◆ Task input ◆

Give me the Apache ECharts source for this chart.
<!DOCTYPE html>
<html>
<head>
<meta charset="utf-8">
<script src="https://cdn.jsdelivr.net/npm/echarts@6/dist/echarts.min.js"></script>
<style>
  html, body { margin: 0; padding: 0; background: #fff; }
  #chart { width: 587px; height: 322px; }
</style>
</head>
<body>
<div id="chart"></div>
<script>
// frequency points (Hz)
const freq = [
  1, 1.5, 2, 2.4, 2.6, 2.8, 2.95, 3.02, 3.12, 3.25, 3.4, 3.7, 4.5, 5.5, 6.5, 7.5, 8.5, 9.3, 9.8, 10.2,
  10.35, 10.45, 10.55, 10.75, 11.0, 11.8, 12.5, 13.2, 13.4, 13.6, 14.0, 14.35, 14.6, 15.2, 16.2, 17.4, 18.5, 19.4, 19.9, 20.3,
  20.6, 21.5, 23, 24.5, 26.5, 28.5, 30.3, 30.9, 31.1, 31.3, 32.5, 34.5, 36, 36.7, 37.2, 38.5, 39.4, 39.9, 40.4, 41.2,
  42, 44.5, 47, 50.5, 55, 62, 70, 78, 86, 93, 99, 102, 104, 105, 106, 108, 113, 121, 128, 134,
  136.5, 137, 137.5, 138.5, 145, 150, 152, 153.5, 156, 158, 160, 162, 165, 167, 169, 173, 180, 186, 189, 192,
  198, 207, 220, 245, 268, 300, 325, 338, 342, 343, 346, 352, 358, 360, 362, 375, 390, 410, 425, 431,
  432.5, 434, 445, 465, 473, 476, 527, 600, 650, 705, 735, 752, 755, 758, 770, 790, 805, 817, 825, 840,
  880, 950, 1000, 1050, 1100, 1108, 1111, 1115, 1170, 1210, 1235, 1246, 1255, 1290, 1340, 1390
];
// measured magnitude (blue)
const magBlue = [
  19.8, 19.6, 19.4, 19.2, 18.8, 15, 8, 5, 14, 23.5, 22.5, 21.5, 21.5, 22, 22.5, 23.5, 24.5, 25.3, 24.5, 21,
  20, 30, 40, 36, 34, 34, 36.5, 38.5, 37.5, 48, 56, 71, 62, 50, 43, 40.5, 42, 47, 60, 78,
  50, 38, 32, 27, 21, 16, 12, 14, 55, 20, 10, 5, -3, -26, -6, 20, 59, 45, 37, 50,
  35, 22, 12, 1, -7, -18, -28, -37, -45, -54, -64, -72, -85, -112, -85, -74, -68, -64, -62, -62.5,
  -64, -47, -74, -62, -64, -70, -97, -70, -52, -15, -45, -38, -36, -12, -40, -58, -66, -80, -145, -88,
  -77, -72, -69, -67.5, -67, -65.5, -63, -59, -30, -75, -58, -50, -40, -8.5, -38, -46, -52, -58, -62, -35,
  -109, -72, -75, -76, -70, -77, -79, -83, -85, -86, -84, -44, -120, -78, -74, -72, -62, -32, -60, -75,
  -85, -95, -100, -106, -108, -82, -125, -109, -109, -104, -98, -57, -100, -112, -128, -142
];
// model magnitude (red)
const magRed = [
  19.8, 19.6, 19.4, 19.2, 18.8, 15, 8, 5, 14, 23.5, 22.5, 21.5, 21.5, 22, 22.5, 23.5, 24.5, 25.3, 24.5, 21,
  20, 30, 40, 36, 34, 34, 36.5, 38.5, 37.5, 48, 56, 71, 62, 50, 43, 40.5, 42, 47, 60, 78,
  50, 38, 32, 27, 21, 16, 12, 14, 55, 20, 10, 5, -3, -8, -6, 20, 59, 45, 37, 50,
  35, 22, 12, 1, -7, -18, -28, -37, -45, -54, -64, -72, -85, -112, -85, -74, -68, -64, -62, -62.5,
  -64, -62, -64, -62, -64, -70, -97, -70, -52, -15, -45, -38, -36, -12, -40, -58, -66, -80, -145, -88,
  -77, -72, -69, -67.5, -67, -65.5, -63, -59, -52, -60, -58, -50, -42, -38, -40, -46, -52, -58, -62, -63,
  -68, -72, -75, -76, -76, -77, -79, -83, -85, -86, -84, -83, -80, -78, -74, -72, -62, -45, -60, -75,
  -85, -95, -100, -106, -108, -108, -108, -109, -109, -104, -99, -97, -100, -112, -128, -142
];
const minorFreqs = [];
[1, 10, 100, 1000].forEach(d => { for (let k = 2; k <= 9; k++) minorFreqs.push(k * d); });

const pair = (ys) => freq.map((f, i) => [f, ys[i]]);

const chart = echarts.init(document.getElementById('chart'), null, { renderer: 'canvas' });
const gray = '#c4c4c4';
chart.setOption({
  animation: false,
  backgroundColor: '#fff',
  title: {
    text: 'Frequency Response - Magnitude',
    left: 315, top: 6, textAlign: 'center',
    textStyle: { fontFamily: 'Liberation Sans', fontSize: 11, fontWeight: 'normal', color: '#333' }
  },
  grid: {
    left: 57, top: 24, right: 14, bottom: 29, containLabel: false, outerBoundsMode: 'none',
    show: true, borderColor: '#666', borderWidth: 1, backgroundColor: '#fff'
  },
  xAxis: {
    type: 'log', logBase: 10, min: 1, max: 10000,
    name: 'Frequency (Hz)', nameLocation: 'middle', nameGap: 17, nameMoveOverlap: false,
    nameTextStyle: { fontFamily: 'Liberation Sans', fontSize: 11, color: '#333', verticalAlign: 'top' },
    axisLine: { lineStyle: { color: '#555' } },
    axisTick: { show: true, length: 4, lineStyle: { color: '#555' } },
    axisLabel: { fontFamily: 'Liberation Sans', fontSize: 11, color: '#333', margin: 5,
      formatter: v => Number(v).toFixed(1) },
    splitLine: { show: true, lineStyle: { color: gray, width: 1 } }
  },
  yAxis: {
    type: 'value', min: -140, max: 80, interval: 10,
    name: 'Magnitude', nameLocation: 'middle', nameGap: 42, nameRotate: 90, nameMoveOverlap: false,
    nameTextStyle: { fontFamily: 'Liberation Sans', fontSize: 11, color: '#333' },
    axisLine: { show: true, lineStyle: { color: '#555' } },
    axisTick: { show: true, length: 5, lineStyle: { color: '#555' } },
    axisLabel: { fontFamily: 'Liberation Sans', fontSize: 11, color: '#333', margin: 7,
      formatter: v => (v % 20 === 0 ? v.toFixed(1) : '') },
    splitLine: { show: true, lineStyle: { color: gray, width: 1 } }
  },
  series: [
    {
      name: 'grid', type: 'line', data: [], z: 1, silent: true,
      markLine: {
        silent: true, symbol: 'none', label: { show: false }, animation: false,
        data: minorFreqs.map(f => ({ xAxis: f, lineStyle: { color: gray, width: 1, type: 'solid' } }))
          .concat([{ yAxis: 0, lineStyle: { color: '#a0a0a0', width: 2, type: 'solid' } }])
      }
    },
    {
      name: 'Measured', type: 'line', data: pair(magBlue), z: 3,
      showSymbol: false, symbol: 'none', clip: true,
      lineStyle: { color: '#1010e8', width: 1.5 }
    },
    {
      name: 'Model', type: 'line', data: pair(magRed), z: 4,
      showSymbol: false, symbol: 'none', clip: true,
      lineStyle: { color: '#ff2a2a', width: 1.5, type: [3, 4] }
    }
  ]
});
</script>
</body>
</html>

--

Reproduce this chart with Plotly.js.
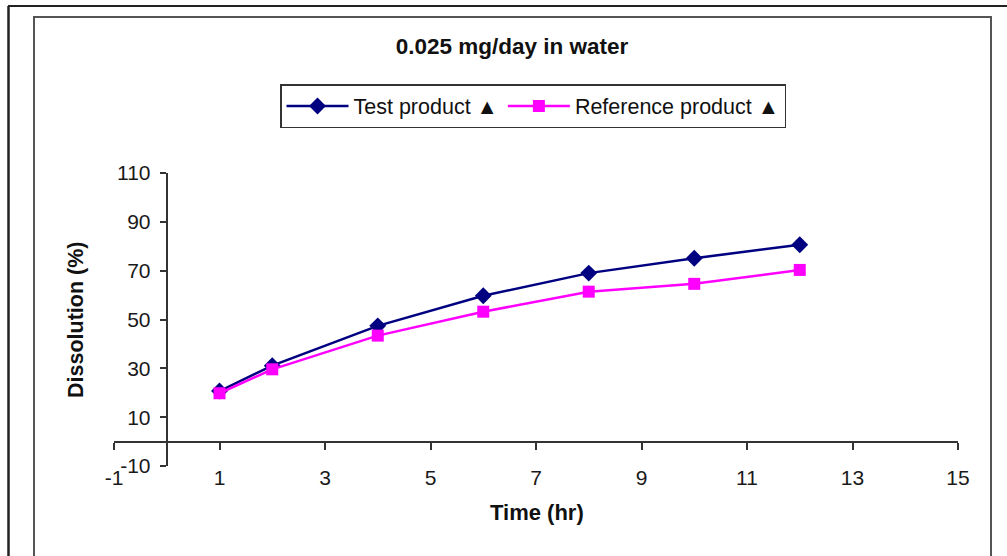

...

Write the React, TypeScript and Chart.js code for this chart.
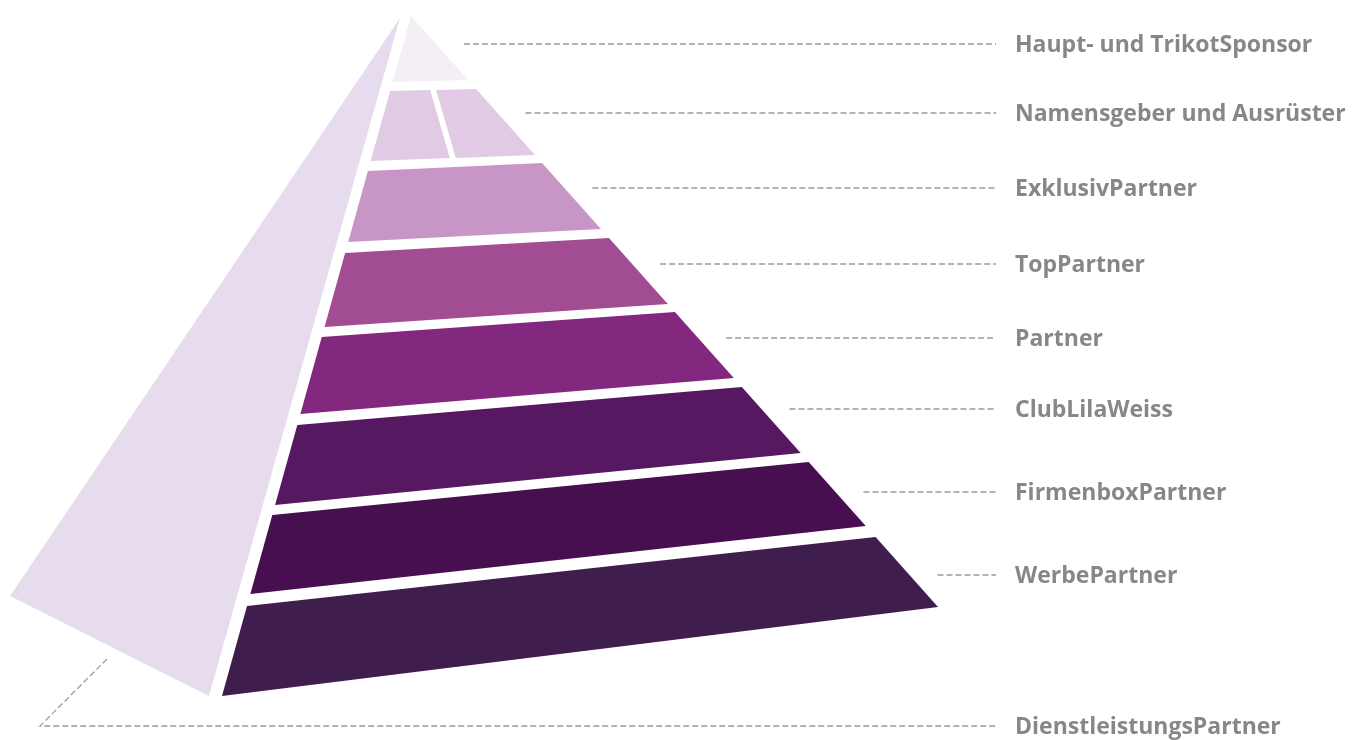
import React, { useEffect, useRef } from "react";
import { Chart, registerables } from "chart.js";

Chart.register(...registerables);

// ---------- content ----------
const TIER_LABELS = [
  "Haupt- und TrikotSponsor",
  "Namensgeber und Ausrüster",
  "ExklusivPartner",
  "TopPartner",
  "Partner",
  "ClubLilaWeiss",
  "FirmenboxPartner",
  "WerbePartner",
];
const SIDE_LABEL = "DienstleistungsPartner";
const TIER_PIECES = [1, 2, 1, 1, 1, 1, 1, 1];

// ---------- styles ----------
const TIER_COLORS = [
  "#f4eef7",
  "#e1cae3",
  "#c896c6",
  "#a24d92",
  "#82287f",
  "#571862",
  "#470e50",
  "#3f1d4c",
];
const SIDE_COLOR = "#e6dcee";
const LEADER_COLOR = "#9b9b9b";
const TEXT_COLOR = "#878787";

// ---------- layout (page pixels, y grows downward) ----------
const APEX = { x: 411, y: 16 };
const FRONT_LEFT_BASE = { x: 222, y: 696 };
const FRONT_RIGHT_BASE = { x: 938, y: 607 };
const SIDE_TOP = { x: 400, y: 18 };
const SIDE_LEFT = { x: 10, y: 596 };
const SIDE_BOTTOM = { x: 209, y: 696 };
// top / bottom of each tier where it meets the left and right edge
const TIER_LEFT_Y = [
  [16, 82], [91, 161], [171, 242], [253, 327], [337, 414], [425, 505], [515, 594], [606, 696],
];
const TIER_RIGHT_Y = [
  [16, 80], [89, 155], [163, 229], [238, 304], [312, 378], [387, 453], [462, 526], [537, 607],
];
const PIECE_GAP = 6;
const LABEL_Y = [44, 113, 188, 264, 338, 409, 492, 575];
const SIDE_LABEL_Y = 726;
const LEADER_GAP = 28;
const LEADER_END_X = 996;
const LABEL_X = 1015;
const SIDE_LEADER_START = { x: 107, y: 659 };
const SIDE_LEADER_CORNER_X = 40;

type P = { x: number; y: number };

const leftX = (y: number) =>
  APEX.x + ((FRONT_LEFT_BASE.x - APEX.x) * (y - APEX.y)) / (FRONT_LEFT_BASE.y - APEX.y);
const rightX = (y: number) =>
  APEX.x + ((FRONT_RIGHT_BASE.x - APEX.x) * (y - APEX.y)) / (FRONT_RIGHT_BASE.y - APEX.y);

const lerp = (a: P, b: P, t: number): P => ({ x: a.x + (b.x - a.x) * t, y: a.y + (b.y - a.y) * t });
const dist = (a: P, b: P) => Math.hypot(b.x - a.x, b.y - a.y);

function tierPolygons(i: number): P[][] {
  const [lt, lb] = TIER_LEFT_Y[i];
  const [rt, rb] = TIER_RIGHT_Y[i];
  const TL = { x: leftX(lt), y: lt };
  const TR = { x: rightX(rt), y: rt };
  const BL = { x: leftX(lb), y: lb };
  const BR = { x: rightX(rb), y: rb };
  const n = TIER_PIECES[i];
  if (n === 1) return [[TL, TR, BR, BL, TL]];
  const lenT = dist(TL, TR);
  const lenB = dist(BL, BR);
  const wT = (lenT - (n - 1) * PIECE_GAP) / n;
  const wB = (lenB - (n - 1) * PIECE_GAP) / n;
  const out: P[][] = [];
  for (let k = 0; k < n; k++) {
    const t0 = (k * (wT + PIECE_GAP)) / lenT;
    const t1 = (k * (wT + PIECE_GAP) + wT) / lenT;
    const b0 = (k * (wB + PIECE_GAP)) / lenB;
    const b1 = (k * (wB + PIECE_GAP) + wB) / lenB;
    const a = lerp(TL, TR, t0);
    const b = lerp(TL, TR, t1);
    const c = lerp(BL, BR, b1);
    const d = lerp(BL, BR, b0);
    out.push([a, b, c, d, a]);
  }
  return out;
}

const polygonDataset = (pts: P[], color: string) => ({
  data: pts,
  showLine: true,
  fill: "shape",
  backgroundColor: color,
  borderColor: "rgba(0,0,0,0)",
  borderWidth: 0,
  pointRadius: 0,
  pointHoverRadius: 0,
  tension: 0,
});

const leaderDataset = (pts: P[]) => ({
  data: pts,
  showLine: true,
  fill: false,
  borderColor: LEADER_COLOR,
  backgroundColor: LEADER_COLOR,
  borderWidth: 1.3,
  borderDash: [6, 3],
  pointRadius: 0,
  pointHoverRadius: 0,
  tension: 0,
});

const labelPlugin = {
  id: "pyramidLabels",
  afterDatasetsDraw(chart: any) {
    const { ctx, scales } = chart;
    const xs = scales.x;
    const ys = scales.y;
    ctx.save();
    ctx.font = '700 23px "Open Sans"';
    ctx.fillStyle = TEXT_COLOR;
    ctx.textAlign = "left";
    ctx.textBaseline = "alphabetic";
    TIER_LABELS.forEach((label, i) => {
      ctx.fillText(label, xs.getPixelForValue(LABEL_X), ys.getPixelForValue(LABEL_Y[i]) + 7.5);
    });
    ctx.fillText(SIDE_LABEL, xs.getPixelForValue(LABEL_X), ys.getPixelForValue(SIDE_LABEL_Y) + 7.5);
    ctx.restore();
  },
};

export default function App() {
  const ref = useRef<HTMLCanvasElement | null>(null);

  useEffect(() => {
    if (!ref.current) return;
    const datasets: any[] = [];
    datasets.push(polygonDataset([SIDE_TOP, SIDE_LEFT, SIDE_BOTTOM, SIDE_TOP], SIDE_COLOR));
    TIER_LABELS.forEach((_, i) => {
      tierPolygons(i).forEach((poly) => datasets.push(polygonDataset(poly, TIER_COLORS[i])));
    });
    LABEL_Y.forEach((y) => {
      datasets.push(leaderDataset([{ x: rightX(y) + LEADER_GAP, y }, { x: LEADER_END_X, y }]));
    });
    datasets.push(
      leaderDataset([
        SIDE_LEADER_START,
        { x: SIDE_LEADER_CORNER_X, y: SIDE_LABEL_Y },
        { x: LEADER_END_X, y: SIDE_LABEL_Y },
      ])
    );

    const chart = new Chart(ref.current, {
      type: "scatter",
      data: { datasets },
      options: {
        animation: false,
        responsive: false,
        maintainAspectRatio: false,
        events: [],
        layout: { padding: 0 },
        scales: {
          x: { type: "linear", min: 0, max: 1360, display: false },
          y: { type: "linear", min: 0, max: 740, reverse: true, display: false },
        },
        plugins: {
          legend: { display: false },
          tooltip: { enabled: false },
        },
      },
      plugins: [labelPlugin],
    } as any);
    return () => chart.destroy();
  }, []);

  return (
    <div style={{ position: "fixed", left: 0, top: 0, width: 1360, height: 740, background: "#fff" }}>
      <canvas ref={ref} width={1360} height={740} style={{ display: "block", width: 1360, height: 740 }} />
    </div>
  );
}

◆ Required task ◆
Both the line with "Write the React, TypeScript" and the line with "const TIER_PIECES = [1, 2, 1, 1, 1, 1, 1, 1];" are included: reproduce them and every line between, exactly, with pictures omitted.

◆ Finished answer ◆
Write the React, TypeScript and Chart.js code for this chart.
import React, { useEffect, useRef } from "react";
import { Chart, registerables } from "chart.js";

Chart.register(...registerables);

// ---------- content ----------
const TIER_LABELS = [
  "Haupt- und TrikotSponsor",
  "Namensgeber und Ausrüster",
  "ExklusivPartner",
  "TopPartner",
  "Partner",
  "ClubLilaWeiss",
  "FirmenboxPartner",
  "WerbePartner",
];
const SIDE_LABEL = "DienstleistungsPartner";
const TIER_PIECES = [1, 2, 1, 1, 1, 1, 1, 1];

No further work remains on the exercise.